Also how's hardware support? Last time I used Linux on a desktop, admittedly a few years ago, I still had to futz around with wireless and video drivers routinely.

4 comments

I use a little Intel Nuc which fits in my pocket and set up screens at home and at work and just plug it into a cheap hub on either end. That way I get the equivalent power of a $2k laptop without the noise, upgrade restrictions and sore neck peering down at a small laptop screen.

BUT, if you want to use a laptop then I believe the System76 or Dell XPS line of laptops (just be careful about the nostril camera models) are quite Linux friendly.

Edit: My main PC has an nvidia graphics card (GeForce GTX 1070) and I admittedly had to use the proprietary Nvidia drivers instead of the FOSS equivalent for better performance.
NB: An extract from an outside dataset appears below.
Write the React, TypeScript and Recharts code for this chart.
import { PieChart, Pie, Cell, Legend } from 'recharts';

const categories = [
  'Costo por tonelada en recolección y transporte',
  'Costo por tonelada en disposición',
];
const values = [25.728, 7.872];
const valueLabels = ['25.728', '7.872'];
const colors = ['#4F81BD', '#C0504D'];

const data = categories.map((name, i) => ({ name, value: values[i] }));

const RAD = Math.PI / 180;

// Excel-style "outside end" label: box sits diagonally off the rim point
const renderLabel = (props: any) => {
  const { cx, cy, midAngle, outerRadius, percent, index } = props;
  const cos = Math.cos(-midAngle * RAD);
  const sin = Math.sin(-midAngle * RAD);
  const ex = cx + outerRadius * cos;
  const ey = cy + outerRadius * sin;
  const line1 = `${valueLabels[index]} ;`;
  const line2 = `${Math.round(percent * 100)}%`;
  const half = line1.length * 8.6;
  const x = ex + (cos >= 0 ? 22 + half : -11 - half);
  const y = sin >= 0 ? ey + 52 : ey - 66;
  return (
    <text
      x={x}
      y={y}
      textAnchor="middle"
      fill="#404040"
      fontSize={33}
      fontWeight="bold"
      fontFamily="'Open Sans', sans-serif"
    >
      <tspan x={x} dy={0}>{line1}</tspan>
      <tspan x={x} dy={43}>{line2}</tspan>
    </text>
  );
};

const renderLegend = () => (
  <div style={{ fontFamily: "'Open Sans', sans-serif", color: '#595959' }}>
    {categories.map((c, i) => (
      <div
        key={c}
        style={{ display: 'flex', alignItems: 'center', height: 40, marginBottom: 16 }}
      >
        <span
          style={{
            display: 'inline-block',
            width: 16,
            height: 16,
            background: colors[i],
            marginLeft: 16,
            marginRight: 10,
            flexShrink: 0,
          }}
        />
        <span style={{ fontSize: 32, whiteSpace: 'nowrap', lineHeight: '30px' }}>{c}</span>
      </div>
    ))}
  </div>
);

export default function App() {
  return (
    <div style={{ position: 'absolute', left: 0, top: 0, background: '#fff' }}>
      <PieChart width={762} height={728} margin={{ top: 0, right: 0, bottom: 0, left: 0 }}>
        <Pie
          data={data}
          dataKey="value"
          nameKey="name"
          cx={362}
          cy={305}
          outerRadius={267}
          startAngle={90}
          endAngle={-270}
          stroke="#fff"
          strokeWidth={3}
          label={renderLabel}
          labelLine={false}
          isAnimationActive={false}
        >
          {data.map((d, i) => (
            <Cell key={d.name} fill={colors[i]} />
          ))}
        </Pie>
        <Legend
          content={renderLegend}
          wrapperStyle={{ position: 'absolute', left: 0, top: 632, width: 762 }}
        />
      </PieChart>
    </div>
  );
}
Like you I had to fuss around a little to find a version that did not crash my system (I settled on nvidia-driver-460 for Linux Mint 20.1 Cinnamon kernel 5.4). I probably wouldn't go for Nvidia next time and do my homework before buying graphics hardware. But I can play Windows games using Wine and it uses the graphics card which was surprising for me! For anything else like wireless stuff I find that most hardware just works out of the box. I usually just look for the word "linux" somewhere in the description and then I know that it will work. And you usually don't have to install drivers for stuff like wireless cards / dongles, bluetooth, keyboards, and mice. It just works in my recent experience.

Exactly this.
Since 2016-ish, I've been using the Dell XPS 13 "Developer Edition" (3 models so far), and they're consistently decent machines.
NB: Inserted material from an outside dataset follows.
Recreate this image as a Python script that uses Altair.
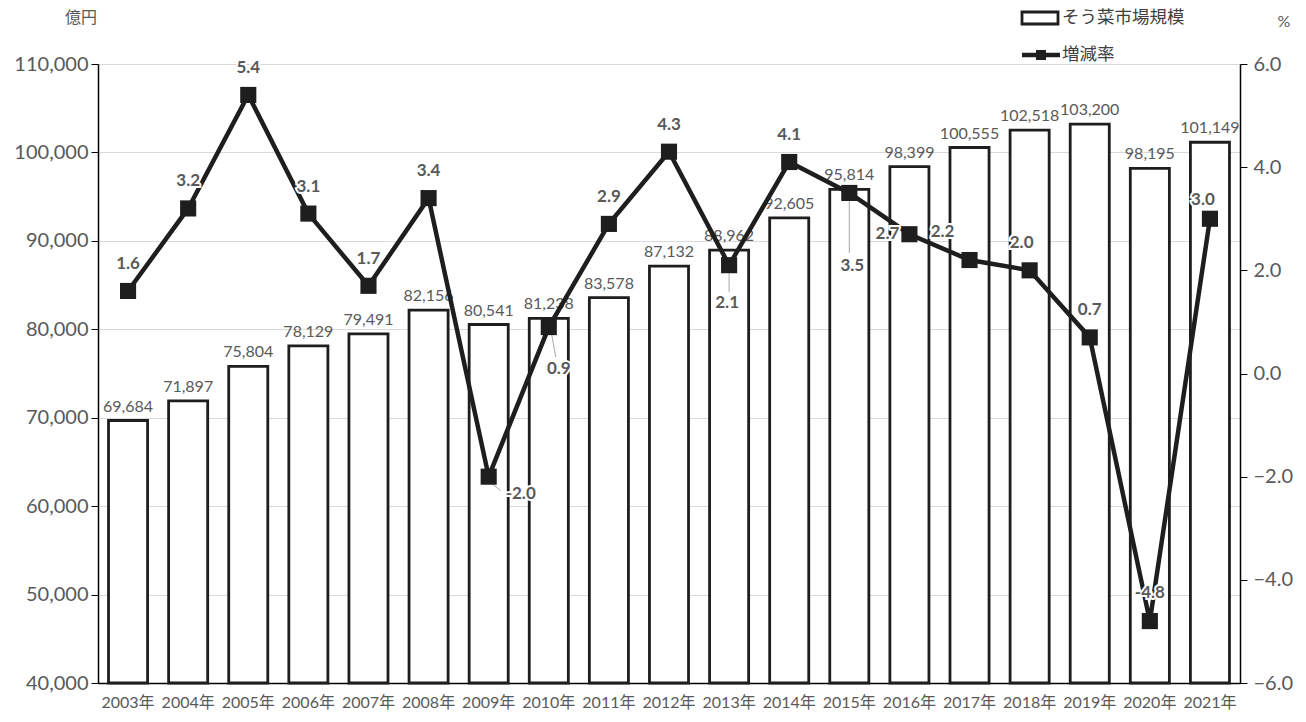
import altair as alt
import pandas as pd

years = [f"{y}年" for y in range(2003, 2022)]
market = [69684, 71897, 75804, 78129, 79491, 82156, 80541, 81238, 83578, 87132,
          88962, 92605, 95814, 98399, 100555, 102518, 103200, 98195, 101149]
rate = [1.6, 3.2, 5.4, 3.1, 1.7, 3.4, -2.0, 0.9, 2.9, 4.3,
        2.1, 4.1, 3.5, 2.7, 2.2, 2.0, 0.7, -4.8, 3.0]

df = pd.DataFrame({"year": years, "market": market, "rate": rate})
df["market_label"] = [f"{v:,}" for v in market]
df["rate_label"] = [f"{v:.1f}" for v in rate]

FONT = "Lato, Noto Sans CJK JP"
GRAY = "#595959"
INK = "#1e1e1e"

W, H = 1142, 619

x = alt.X("year:N", sort=years,
          scale=alt.Scale(paddingInner=0.35, paddingOuter=0.175),
          axis=alt.Axis(title=None, labelAngle=0, ticks=False, labelFontSize=16,
                        labelColor=GRAY, labelFont=FONT, domainColor="black",
                        domainWidth=1.5, labelPadding=11))

yl = alt.Y("market:Q", scale=alt.Scale(domain=[40000, 110000], zero=False, nice=False),
           axis=alt.Axis(title=None, values=list(range(40000, 110001, 10000)), format=",.0f",
                         labelFontSize=20, labelColor=GRAY, labelFont=FONT,
                         tickColor="black", domainColor="black", domainWidth=1.5,
                         tickSize=7, labelPadding=3, gridColor="#d9d9d9", grid=True))

base = alt.Chart(df)
bars = base.mark_bar(fill="white", stroke=INK, strokeWidth=2.8).encode(
    x=x, y=yl, y2=alt.datum(40000))
bar_labels = base.mark_text(fontSize=16, color=GRAY, font=FONT, dy=-14).encode(
    x=x, y=alt.Y("market:Q"), text="market_label:N")
left = alt.layer(bars, bar_labels)

yr = alt.Y("rate:Q", scale=alt.Scale(domain=[-6, 6], nice=False, zero=False),
           axis=alt.Axis(title=None, orient="right", values=[-6, -4, -2, 0, 2, 4, 6],
                         format=".1f", labelFontSize=20, labelColor=GRAY, labelFont=FONT,
                         tickColor="black", domainColor="black", domainWidth=1.5,
                         tickSize=7, labelPadding=6, grid=False))

# leader lines from points to displaced labels
leaders = {
    "2009年": dict(xOffset=2, yOffset=6, x2Offset=12, y2Offset=14),
    "2010年": dict(xOffset=3, yOffset=8, x2Offset=7, y2Offset=30),
    "2013年": dict(xOffset=0, yOffset=8, x2Offset=0, y2Offset=27),
    "2015年": dict(xOffset=0, yOffset=8, x2Offset=0, y2Offset=60),
}
leader_layers = []
for yname, off in leaders.items():
    sel = base.transform_filter(alt.datum.year == yname)
    leader_layers.append(sel.mark_rule(color="#a6a6a6", strokeWidth=1, **off).encode(
        x=x, y=yr, x2=alt.X2("year:N"), y2=alt.Y2("rate:Q")))

line = base.mark_line(color=INK, strokeWidth=4.5).encode(x=x, y=yr)
pts = base.mark_point(shape="square", filled=True, size=260, color=INK, opacity=1).encode(
    x=x, y=yr)

# label offsets (dx, dy) relative to each point
default_off = (0, -27)
special = {
    "2009年": (32, 17), "2010年": (10, 42), "2013年": (-2, 38), "2015年": (3, 73),
    "2016年": (-22, 0), "2017年": (-27, -28), "2018年": (-8, -27),
    "2021年": (-7, -19), "2020年": (0, -28),
}
groups = {}
for yname in years:
    groups.setdefault(special.get(yname, default_off), []).append(yname)

rate_layers = leader_layers + [line, pts]
for (dx, dy), ys in groups.items():
    sel = base.transform_filter(alt.FieldOneOfPredicate(field="year", oneOf=ys))
    rate_layers.append(sel.mark_text(fontSize=17, fontWeight="bold", font=FONT,
                                     color="white", stroke="white", strokeWidth=4,
                                     dx=dx, dy=dy).encode(x=x, y=yr, text="rate_label:N"))
    rate_layers.append(sel.mark_text(fontSize=17, fontWeight="bold", font=FONT,
                                     color=GRAY, dx=dx, dy=dy).encode(
        x=x, y=yr, text="rate_label:N"))
right = alt.layer(*rate_layers)

one = alt.Chart(pd.DataFrame({"a": [0]}))
leg_rect = one.mark_rect(fill="white", stroke=INK, strokeWidth=2.8).encode(
    x=alt.value(924), x2=alt.value(960), y=alt.value(-52), y2=alt.value(-40))
leg_t1 = one.mark_text(align="left", baseline="middle", fontSize=17.5, font=FONT,
                       color="#404040").encode(
    x=alt.value(964), y=alt.value(-46), text=alt.value("そう菜市場規模"))
leg_line = one.mark_rule(color=INK, strokeWidth=4.5).encode(
    x=alt.value(924), x2=alt.value(962), y=alt.value(-9))
leg_pt = one.mark_point(shape="square", filled=True, size=100, color=INK, opacity=1).encode(
    x=alt.value(943), y=alt.value(-9))
leg_t2 = one.mark_text(align="left", baseline="middle", fontSize=17.5, font=FONT,
                       color="#404040").encode(
    x=alt.value(964), y=alt.value(-9), text=alt.value("増減率"))
unit_l = one.mark_text(align="center", baseline="middle", fontSize=16, font=FONT,
                       color=GRAY).encode(
    x=alt.value(-17), y=alt.value(-46), text=alt.value("億円"))
unit_r = one.mark_text(align="center", baseline="middle", fontSize=16, font=FONT,
                       color=GRAY).encode(
    x=alt.value(1186), y=alt.value(-42), text=alt.value("%"))

chart = alt.layer(left, right, leg_rect, leg_t1, leg_line, leg_pt, leg_t2, unit_l, unit_r
                  ).resolve_scale(y="independent").properties(
    width=W, height=H,
    autosize=alt.AutoSizeParams(type="none"),
    padding={"left": 98, "top": 64, "right": 66, "bottom": 39},
    background="white",
).configure_view(strokeWidth=0)

chart.save("out.html", embed_options={"renderer": "svg", "actions": False})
I still have a Linux workstation for big tasks, but XPS has been good enough to wean me off Macs ever since they introduced the touch bar, which was a hard pass for me.

Caveat:

I had to swap the radio in the first one due to driver issues, and I continue to experience occasional issues with Bluetooth, suspend and graphics rendering.

It's not all roses, but the benefits far outweigh the disadvantages (for me at least).

I don't know some laptops by name, but look for:

-Intel GPU in CPU (No firmware required/works even without)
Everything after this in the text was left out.